Requirement -> Retype exactly what runs from the first line of the data to the line with "var yTitleLines = ['Vettpidava", keeping both of those lines and skipping pictures.

━━ Data supplied

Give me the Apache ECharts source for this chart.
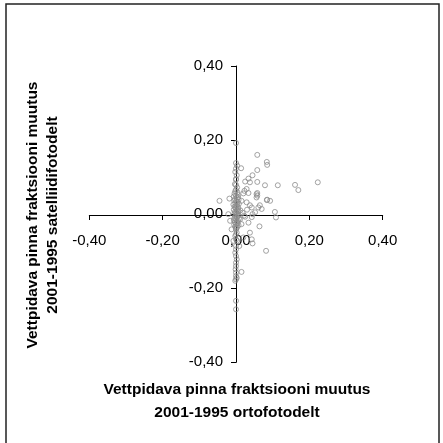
<!DOCTYPE html>
<html>
<head>
<meta charset="utf-8">
<script src="https://cdn.jsdelivr.net/npm/echarts@6/dist/echarts.min.js"></script>
<style>html,body{margin:0;padding:0;background:#fff}#c{width:443px;height:443px}</style>
</head>
<body>
<div id="c"></div>
<script>
var xTickLabels = ['-0,40', '-0,20', '0,00', '0,20', '0,40'];
var yTickLabels = ['-0,40', '-0,20', '0,00', '0,20', '0,40'];
var xTitleLines = ['Vettpidava pinna fraktsiooni muutus', '2001-1995 ortofotodelt'];
var yTitleLines = ['Vettpidava pinna fraktsiooni muutus', '2001-1995 satelliidifotodelt'];

// x = change from orthophotos, y = change from satellite images
var offAxisX = [0.058, 0.084, 0.085, 0.223, 0.161, 0.170, 0.114, 0.079, 0.058, 0.058, 0.045, 0.034, 0.025, 0.038, 0.014,
  0.023, 0.034, 0.058, 0.058, 0.085, 0.093, 0.065, 0.070, 0.106, 0.109, 0.029, 0.038, 0.043, 0.052, 0.045,
  0.043, -0.045, -0.018, -0.021, -0.016, -0.012, 0.064, 0.020, 0.038, 0.043, 0.045, 0.082, 0.015, 0.011,
  0.025, 0.029, 0.056, 0.056, 0.020, 0.061, 0.084, 0.015, 0.015, 0.034, 0.009, -0.007, 0.012, 0.018, 0.022, 0.030];
var offAxisY = [0.160, 0.141, 0.133, 0.086, 0.079, 0.065, 0.078, 0.078, 0.087, 0.119, 0.105, 0.096, 0.088, 0.086, 0.124,
  0.063, 0.057, 0.057, 0.050, 0.039, 0.036, 0.024, 0.014, 0.006, -0.009, 0.032, 0.024, 0.018, 0.005, 0.000,
  -0.008, 0.036, 0.042, 0.000, -0.018, -0.041, -0.033, -0.063, -0.050, -0.068, -0.079, -0.099, -0.156, -0.014,
  -0.007, 0.068, 0.054, 0.045, 0.056, 0.018, 0.038, 0.036, -0.027, -0.023, -0.086, -0.072, 0.010, 0.004, -0.004, 0.012];

var columnX = [0.000, 0.000, 0.003, 0.000, -0.002, 0.002, 0.000, 0.000, -0.003, 0.000, 0.003, 0.000, -0.002, 0.004,
  -0.004, 0.005, 0.000, -0.006, 0.006, 0.002, -0.003, 0.007, -0.005, 0.001, 0.004, -0.002, 0.008, -0.007, 0.003, 0.000,
  -0.004, 0.006, -0.001, 0.005, -0.006, 0.002, 0.007, -0.003, 0.000, 0.004, -0.005, 0.001, 0.006, -0.002, 0.003, -0.004,
  0.008, 0.000, -0.006, 0.005, 0.002, -0.003, 0.004, 0.000, -0.005, 0.007, 0.001, -0.002, 0.003, 0.000,
  0.000, 0.002, 0.000, -0.002, 0.000, 0.003, 0.000, 0.000, -0.002, 0.000, 0.002, 0.000, 0.000, -0.001, 0.000, 0.000,
  0.002, 0.000, -0.002, 0.000, 0.000];
var columnY = [0.192, 0.138, 0.131, 0.123, 0.114, 0.105, 0.095, 0.093, 0.081, 0.079, 0.072, 0.066, 0.062, 0.059,
  0.056, 0.053, 0.050, 0.048, 0.046, 0.044, 0.041, 0.039, 0.037, 0.035, 0.032, 0.030, 0.028, 0.026, 0.024, 0.022,
  0.020, 0.018, 0.016, 0.014, 0.012, 0.010, 0.008, 0.006, 0.004, 0.002, 0.000, -0.002, -0.004, -0.006, -0.008, -0.010,
  -0.012, -0.014, -0.016, -0.018, -0.020, -0.022, -0.024, -0.026, -0.028, -0.030, -0.032, -0.034, -0.036, -0.038,
  -0.041, -0.050, -0.055, -0.059, -0.068, -0.072, -0.086, -0.095, -0.104, -0.113, -0.122, -0.131, -0.140, -0.149, -0.158, -0.167,
  -0.172, -0.176, -0.180, -0.234, -0.257];

var points = [];
offAxisX.forEach(function (v, i) { points.push([v, offAxisY[i]]); });
columnX.forEach(function (v, i) { points.push([v, columnY[i]]); });

var FONT = '"Liberation Sans", Arial, sans-serif';
var chart = echarts.init(document.getElementById('c'), null, { renderer: 'canvas' });
chart.setOption({
  animation: false,
  backgroundColor: '#fff',
  grid: { left: 89.3, right: 60.3, top: 66, bottom: 80.7, containLabel: false },
  xAxis: {
    type: 'value', min: -0.4, max: 0.4, interval: 0.2,
    position: 'bottom', offset: -147.3,
    splitLine: { show: false },
    axisLine: { onZero: false, lineStyle: { color: '#000', width: 1 } },
    axisTick: { show: true, length: 5, inside: false, lineStyle: { color: '#000', width: 1 } },
    axisLabel: { margin: 18, fontSize: 15, color: '#000', fontFamily: FONT,
      formatter: function (v, i) { return xTickLabels[i]; } }
  },
  yAxis: {
    type: 'value', min: -0.4, max: 0.4, interval: 0.2,
    position: 'left', offset: -146.7,
    splitLine: { show: false },
    axisLine: { onZero: false, lineStyle: { color: '#000', width: 1 } },
    axisTick: { show: true, length: 5, inside: false, lineStyle: { color: '#000', width: 1 } },
    axisLabel: { margin: 13, fontSize: 15, color: '#000', fontFamily: FONT,
      formatter: function (v, i) { return yTickLabels[i]; } }
  },
  series: [{
    type: 'scatter',
    data: points,
    symbol: 'circle',
    symbolSize: 5,
    itemStyle: { color: 'rgba(0,0,0,0)', borderColor: '#8c8c8c', borderWidth: 1 },
    z: 1
  }],
  graphic: [
    { type: 'rect', shape: { x: 6, y: 4, width: 433, height: 445 },
      style: { fill: 'none', stroke: '#222', lineWidth: 1.5 }, silent: true },
    { type: 'text', x: 237, y: 390, style: { text: xTitleLines[0], font: 'bold 15.5px ' + FONT, fill: '#000', align: 'center', verticalAlign: 'middle' } },
    { type: 'text', x: 237, y: 413, style: { text: xTitleLines[1], font: 'bold 15.5px ' + FONT, fill: '#000', align: 'center', verticalAlign: 'middle' } },
    { type: 'text', x: 33, y: 215, rotation: Math.PI / 2, style: { text: yTitleLines[0], font: 'bold 15.5px ' + FONT, fill: '#000', align: 'center', verticalAlign: 'middle' } },
    { type: 'text', x: 53, y: 215, rotation: Math.PI / 2, style: { text: yTitleLines[1], font: 'bold 15.5px ' + FONT, fill: '#000', align: 'center', verticalAlign: 'middle' } }
  ]
});
</script>
</body>
</html>
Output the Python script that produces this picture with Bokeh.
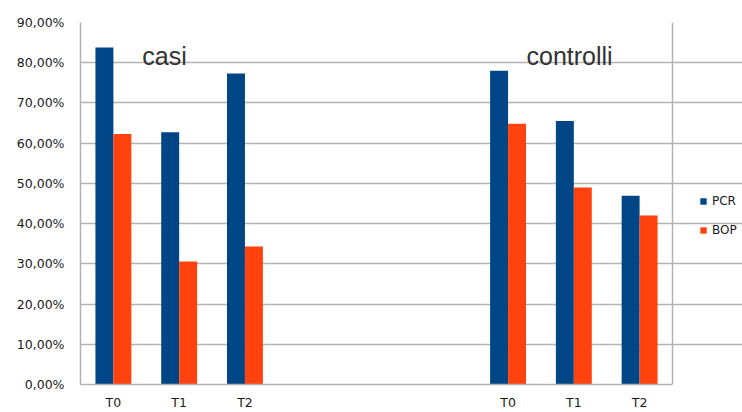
from bokeh.plotting import figure
from bokeh.models import (ColumnDataSource, Range1d, FixedTicker, Legend, LegendItem,
                          Label, Span)
from bokeh.embed import file_html
from bokeh.resources import INLINE

# ---- data ----
times = ["T0", "T1", "T2"]
groups = ["casi", "controlli"]
pcr_casi = [83.8, 62.7, 77.3]
bop_casi = [62.3, 30.6, 34.3]
pcr_controlli = [78.0, 65.5, 46.9]
bop_controlli = [64.8, 49.0, 42.0]
y_ticks = [0, 10, 20, 30, 40, 50, 60, 70, 80, 90]
y_tick_labels = ["0,00%", "10,00%", "20,00%", "30,00%", "40,00%",
                 "50,00%", "60,00%", "70,00%", "80,00%", "90,00%"]
series_names = ["PCR", "BOP"]

# ---- layout helpers ----
GAP = 3                      # empty category slots between the groups
SLOT = len(times) + GAP
BW = 0.273                   # single bar width in category units
PCR_COLOR = "#004586"
BOP_COLOR = "#ff420e"
GRID = "#b3b3b3"
FONT = "DejaVu Sans"
W, H = 742, 412
LEFT, TOP, BOTTOM = 80, 22, 27
PLOT_W = 592                 # width of the chart box in px (rest is legend room)

xs, pcr_vals, bop_vals, labels_x = [], [], [], {}
for gi, (pv, bv) in enumerate([(pcr_casi, bop_casi), (pcr_controlli, bop_controlli)]):
    for ti, t in enumerate(times):
        c = gi * SLOT + ti + 0.5
        xs.append(c)
        pcr_vals.append(pv[ti])
        bop_vals.append(bv[ti])
        labels_x[c] = t

src = ColumnDataSource(dict(
    x_pcr=[x - BW / 2 for x in xs],
    x_bop=[x + BW / 2 for x in xs],
    pcr=pcr_vals,
    bop=bop_vals,
))

n_slots = 2 * len(times) + GAP
x_end = n_slots * (W - LEFT) / PLOT_W
p = figure(width=W, height=H, output_backend="svg", toolbar_location=None,
           x_range=Range1d(0, x_end), y_range=Range1d(0, 90),
           min_border_left=LEFT, min_border_right=0, min_border_top=TOP,
           min_border_bottom=BOTTOM)
p.background_fill_color = "white"
p.border_fill_color = "white"
p.outline_line_color = None

r_pcr = p.vbar(x="x_pcr", top="pcr", width=BW, source=src,
               fill_color=PCR_COLOR, line_color=None)
r_bop = p.vbar(x="x_bop", top="bop", width=BW, source=src,
               fill_color=BOP_COLOR, line_color=None)

# axes
p.yaxis.ticker = FixedTicker(ticks=y_ticks)
p.yaxis.major_label_overrides = {t: l for t, l in zip(y_ticks, y_tick_labels)}
p.xaxis.ticker = FixedTicker(ticks=list(labels_x.keys()))
p.xaxis.major_label_overrides = labels_x
p.xaxis.bounds = (0, n_slots)
for ax in (p.xaxis[0], p.yaxis[0]):
    ax.axis_line_color = GRID
    ax.axis_line_width = 1.5
    ax.major_tick_line_color = None
    ax.minor_tick_line_color = None
    ax.major_tick_out = 0
    ax.major_tick_in = 0
    ax.major_label_text_font = FONT
    ax.major_label_text_font_size = "12.5px"
    ax.major_label_text_color = "#1a1a1a"
p.yaxis.major_label_standoff = 16
p.xaxis.major_label_standoff = 10

p.xgrid.grid_line_color = None
p.ygrid.grid_line_color = GRID
p.ygrid.grid_line_width = 1.5
p.ygrid.bounds = (0, n_slots)

# right edge of the chart box
p.add_layout(Span(location=n_slots, dimension="height", line_color=GRID,
                  line_width=1.5))

# group titles
for name, x in zip(groups, [0.94, 6.78]):
    p.add_layout(Label(x=x, y=81.6, text=name, text_font="Liberation Sans",
                       text_font_size="25px", text_color="#333333",
                       text_baseline="alphabetic"))

legend = Legend(items=[LegendItem(label=series_names[0], renderers=[r_pcr]),
                       LegendItem(label=series_names[1], renderers=[r_bop])],
                location=(619, 147), glyph_width=8, glyph_height=8,
                label_standoff=5, spacing=15, padding=0, margin=0,
                border_line_color=None, background_fill_alpha=0,
                label_text_font=FONT, label_text_font_size="12px",
                label_text_color="#1a1a1a")
p.add_layout(legend)

open("out.html", "w").write(file_html(p, INLINE))
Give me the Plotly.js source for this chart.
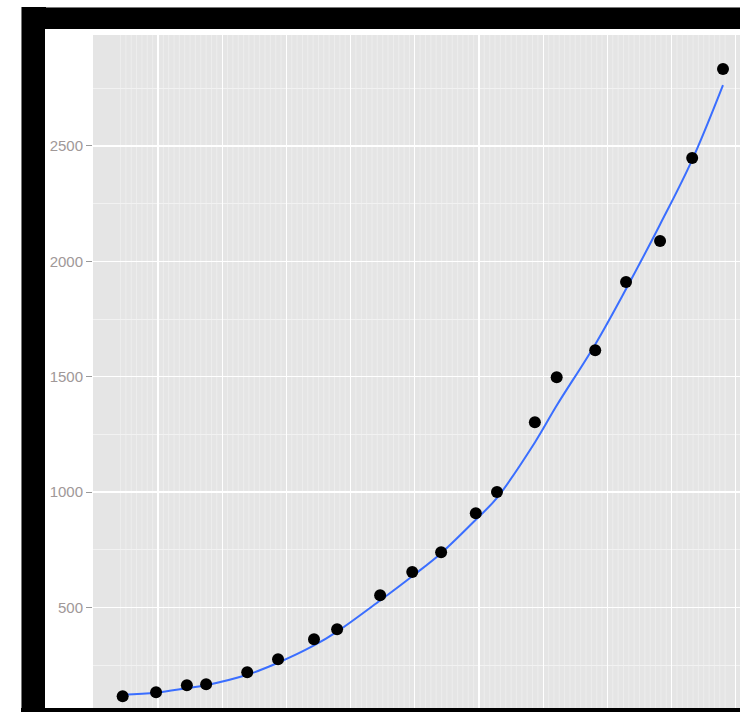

━━━━

Task response ->
Give me the Apache ECharts source for this chart.
<!DOCTYPE html>
<html>
<head>
<meta charset="utf-8">
<script src="https://cdn.jsdelivr.net/npm/echarts@6/dist/echarts.min.js"></script>
<style>html,body{margin:0;padding:0;background:#fff}#c{width:443px;height:443px}</style>
</head>
<body>
<div id="c"></div>
<script>
var xTickLabels = ['-0,40', '-0,20', '0,00', '0,20', '0,40'];
var yTickLabels = ['-0,40', '-0,20', '0,00', '0,20', '0,40'];
var xTitleLines = ['Vettpidava pinna fraktsiooni muutus', '2001-1995 ortofotodelt'];
var yTitleLines = ['Vettpidava pinna fraktsiooni muutus', '2001-1995 satelliidifotodelt'];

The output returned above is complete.